Public Key Crypto for Enterprise Users

Public key cryptography is one of the fundamental technologies used for exchanging information on the Internet securely. It’s used by Web browsers to create secure connections to Web sites, and by e-mail security gateways and applications to encrypt messages. Its strength lies in the fact that it can be used to exchange encrypted information between two parties that have never communicated together before and have therefore never agreed on a secure way of exchanging messages.

To understand how public key cryptography works, let’s consider secure communications in general. One way to send a confidential message to someone is to agree on an obfuscation system in advance—like substituting each letter in the message with the next one in the alphabet.

A more sophisticated method would be to use encryption software which uses an encryption algorithm, known as a cipher. The message (known as plaintext ) is entered and passed to the algorithm along with a key—a string of characters that you supply—comes out in encrypted form (known as ciphertext.) This unintelligible jumble of characters can only be converted back to the original plaintext by passing the message through the same cipher and supplying the same key. This is known as a symmetric encryption system.
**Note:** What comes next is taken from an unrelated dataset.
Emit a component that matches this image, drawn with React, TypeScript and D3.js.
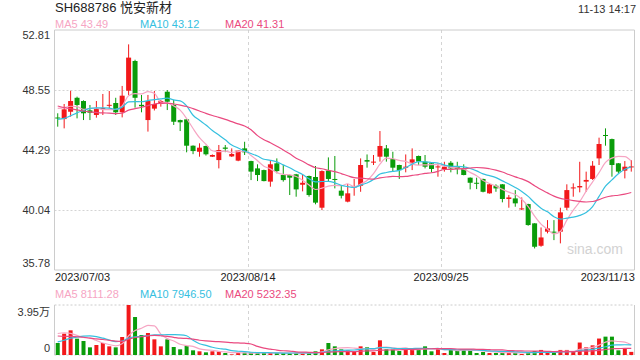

An interesting thing about this system is that its security doesn’t rely on the cipher itself being secret. The only thing that needs to be kept secret is the key. (In fact you could argue that the more widely known and understood a cipher is, the more you can trust it to be effective—proprietary algorithms that aren’t open to public inspection by independent experts could have secret “backdoors” built in that allow anyone in the know to decrypt messages without the key.)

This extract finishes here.